C'est le cas par exemple de quelqu'un que je connais bien, qui s'appelle Xavier et qui est maître d'hôtel, de formation et de métier. Employé pendant de nombreuses années en contrat à durée déterminée d'usage (CDDU), il gagnait 33 000 euros en 2019 ; désormais, il est sans ressources suffisantes pour vivre et se loger et se retrouve menacé d'expulsion. Je peux aussi vous parler de Yolanda, guide conférencière, elle aussi employée en contrat à durée déterminée d'usage et qui gagnait 18 000 euros en 2019 ; depuis juin 2020, ses droits aux allocations ont pris fin et elle ne gagne donc plus rien.

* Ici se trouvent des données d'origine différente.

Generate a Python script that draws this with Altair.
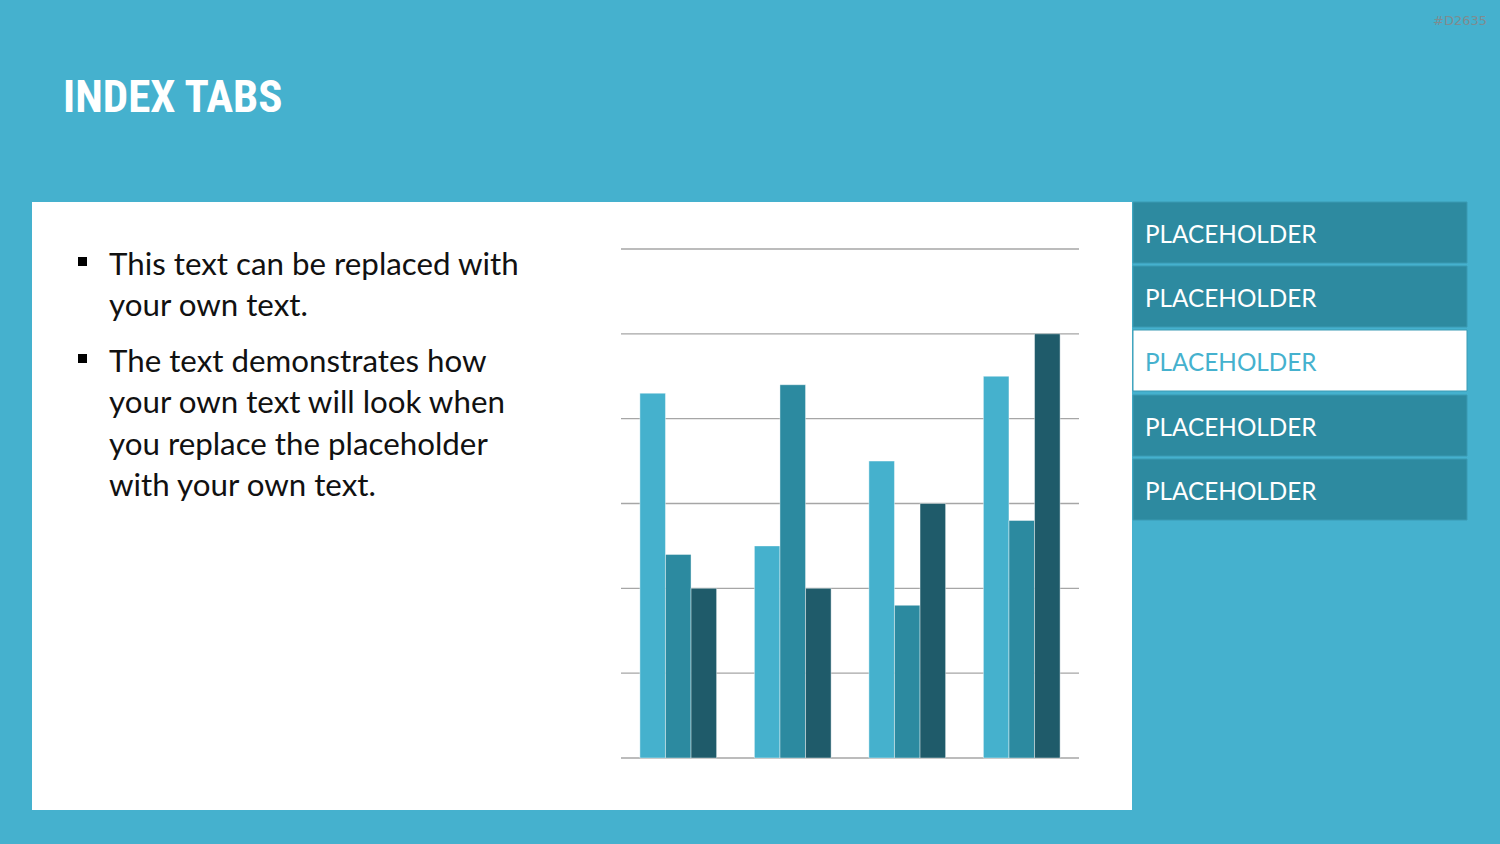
import altair as alt
import pandas as pd

# ---- data ----
categories = ["Category 1", "Category 2", "Category 3", "Category 4"]
series_names = ["Series 1", "Series 2", "Series 3"]
series_1 = [4.3, 2.5, 3.5, 4.5]
series_2 = [2.4, 4.4, 1.8, 2.8]
series_3 = [2.0, 2.0, 3.0, 5.0]
grid_ticks = [0, 1, 2, 3, 4, 5, 6]
tab_labels = ["PLACEHOLDER", "PLACEHOLDER", "PLACEHOLDER", "PLACEHOLDER", "PLACEHOLDER"]
active_tab = 2
bullets = [
    ["This text can be replaced with", "your own text."],
    ["The text demonstrates how", "your own text will look when",
     "you replace the placeholder", "with your own text."],
]
title_text = "INDEX TABS"
watermark = "#D2635"

# ---- colours ----
BG = "#45B1CE"
C_LIGHT = "#45B1CD"
C_MED = "#2C8AA0"
C_DARK = "#1F5B6A"
TAB = "#2D8AA0"
GRID = "#A6A6A6"

rows = []
for vals, s in zip([series_1, series_2, series_3], series_names):
    for c, v in zip(categories, vals):
        rows.append({"category": c, "series": s, "value": v})
bars_df = pd.DataFrame(rows)
grid_df = pd.DataFrame({"tick": grid_ticks})
one = pd.DataFrame({"k": [0]})

# plot area origin in page pixels
OX, OY = 621, 249
W, H = 458, 509


def px(x):
    return x - OX


def py(y):
    return y - OY


layers = []

# white content panel
layers.append(
    alt.Chart(one).mark_rect(color="white").encode(
        x=alt.value(px(32)), x2=alt.value(px(1132)),
        y=alt.value(py(202)), y2=alt.value(py(810)))
)

# tabs
tab_tops = [202, 266, 330, 395, 459]
tab_h = 61
for i, (lab, top) in enumerate(zip(tab_labels, tab_tops)):
    active = i == active_tab
    layers.append(
        alt.Chart(one).mark_rect(color="white" if active else TAB,
                                 stroke="#3A9AB3", strokeWidth=1).encode(
            x=alt.value(px(1133)), x2=alt.value(px(1467)),
            y=alt.value(py(top)), y2=alt.value(py(top + tab_h)))
    )
    layers.append(
        alt.Chart(one).mark_text(text=lab, align="left", baseline="alphabetic",
                                 font="Lato", fontSize=24.3,
                                 color=BG if active else "white").encode(
            x=alt.value(px(1145)), y=alt.value(py(top + 41)))
    )

# gridlines
layers.append(
    alt.Chart(grid_df).mark_rule(color=GRID, strokeWidth=1.3).encode(
        y=alt.Y("tick:Q", scale=alt.Scale(domain=[0, 6]), axis=None))
)

# bars
layers.append(
    alt.Chart(bars_df).mark_bar(stroke="white", strokeWidth=0.6, strokeOpacity=0.7).encode(
        x=alt.X("category:N", sort=categories, axis=None,
                scale=alt.Scale(paddingInner=0.33, paddingOuter=0.165)),
        xOffset=alt.XOffset("series:N", sort=series_names),
        y=alt.Y("value:Q", scale=alt.Scale(domain=[0, 6]), axis=None),
        color=alt.Color("series:N", legend=None,
                        scale=alt.Scale(domain=series_names,
                                        range=[C_LIGHT, C_MED, C_DARK])),
    )
)

# title
layers.append(
    alt.Chart(one).mark_text(text=title_text, align="left", baseline="alphabetic",
                             font="Roboto Condensed, DejaVu Sans Condensed",
                             fontWeight="bold", fontSize=45, color="white").encode(
        x=alt.value(px(63)), y=alt.value(py(112)))
)

# watermark
layers.append(
    alt.Chart(one).mark_text(text=watermark, align="right", baseline="alphabetic",
                             font="DejaVu Sans", fontSize=13, color="#7F8C90").encode(
        x=alt.value(px(1487)), y=alt.value(py(25)))
)

# bullets
bullet_first_baselines = [275, 372]
line_gap = 41.3
for lines, b0 in zip(bullets, bullet_first_baselines):
    layers.append(
        alt.Chart(one).mark_rect(color="black").encode(
            x=alt.value(px(78)), x2=alt.value(px(87)),
            y=alt.value(py(b0 - 18)), y2=alt.value(py(b0 - 9)))
    )
    for j, line in enumerate(lines):
        layers.append(
            alt.Chart(one).mark_text(text=line, align="left", baseline="alphabetic",
                                     font="Lato", fontSize=31.3, color="#111111").encode(
                x=alt.value(px(109)), y=alt.value(py(b0 + j * line_gap)))
        )

chart = alt.layer(*layers).properties(
    width=W, height=H,
    padding={"left": OX, "top": OY, "right": 1500 - OX - W, "bottom": 844 - OY - H},
    autosize="none",
    background=BG,
).configure_view(stroke=None)

chart.save("out.html", embed_options={"renderer": "svg", "actions": False})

Aucun d'entre eux n'a pu bénéficier de la prime exceptionnelle que vous avez instaurée, qui est arrivée trop tard et dont le montant est de toute façon bien insuffisant.
Seuls 600 000 intermittents auraient à ce jour touché au moins une fois cette prime exceptionnelle, dont le montant s'est élevé en moyenne à 350 euros mensuels. Outre la faiblesse de cette aide, un nombre significatif d'intermittents de l'emploi s'en sont trouvés exclus, soit parce que le niveau de leurs revenus était jugé trop élevé – on parle de 900 euros –, soit parce qu'ils n'ont pas pu satisfaire aux multiples conditions établies pour en bénéficier.
Je vais vous donner un exemple pour illustrer ces conditions d'éligibilité. Le calcul de la durée requise d'activité pour pouvoir toucher la prime était fixé en jours et non en heures de travail ; or c'est souvent la caractéristique de celles et ceux qui enchaînent les contrats courts : leur temps de travail est calculé en heures et non en jours. C'est notamment le cas d'une guide conférencière qui a travaillé 1352 heures mais seulement sur 112 jours ; elle n'a pas pu bénéficier de l'aide puisque pour toucher celle-ci, il fallait avoir travaillé 138 jours. Elle a donc dû rendre son appartement et retourner vivre chez ses parents.
Des millions de Françaises et de Français ont été violemment touchés par la crise économique ; la multiplication des plans de licenciement entraîne une importante augmentation du nombre de chômeurs, et le nombre de demandeurs d'aide alimentaire – vous le savez toutes et tous – a connu une hausse de 45 %. C'est pourtant dans ce contexte, avec plus de 10 millions de pauvres et un chômage qui augmente, que le Gouvernement a choisi de mettre en œuvre sa réforme profondément injuste de l'assurance chômage, qui va pénaliser l'ensemble des Françaises et des Français mais plus particulièrement les précaires, les intermittents de l'emploi dont une majorité se trouve désormais en fin de droits.
Je sais que vous racontez partout, madame la ministre, que votre réforme ne va pas affecter les droits ni les réduire, mais les études d'impact réalisées par l'UNEDIC sont alarmantes : lors de la première année d'instauration de la réforme, nous disent-elles, plus d'un million de demandeurs d'emploi subiront une baisse du montant de leurs allocations ; 190 000 personnes verront l'ouverture de leurs droits retardée d'un an ou plus ; pour 285 000 autres, le retard sera de cinq mois en moyenne. D'ailleurs, la représentante de Pôle emploi nous l'a dit elle-même, au cours de son audition : dès le 1er juillet 2021, un nombre important de chômeurs verront leurs droits diminuer. Espérons que la réponse du Conseil d'État, que nous devrions recevoir d'ici quelques heures, permettra que cela n'arrive pas.
Pour justifier cette réforme aberrante, le Gouvernement invoque sa volonté de lutter contre l'explosion des contrats courts, constatée depuis une dizaine d'années. J'ai d'ailleurs entendu ce matin, madame la ministre, que vous parliez non plus d'une dizaine d'années mais d'une quinzaine d'années.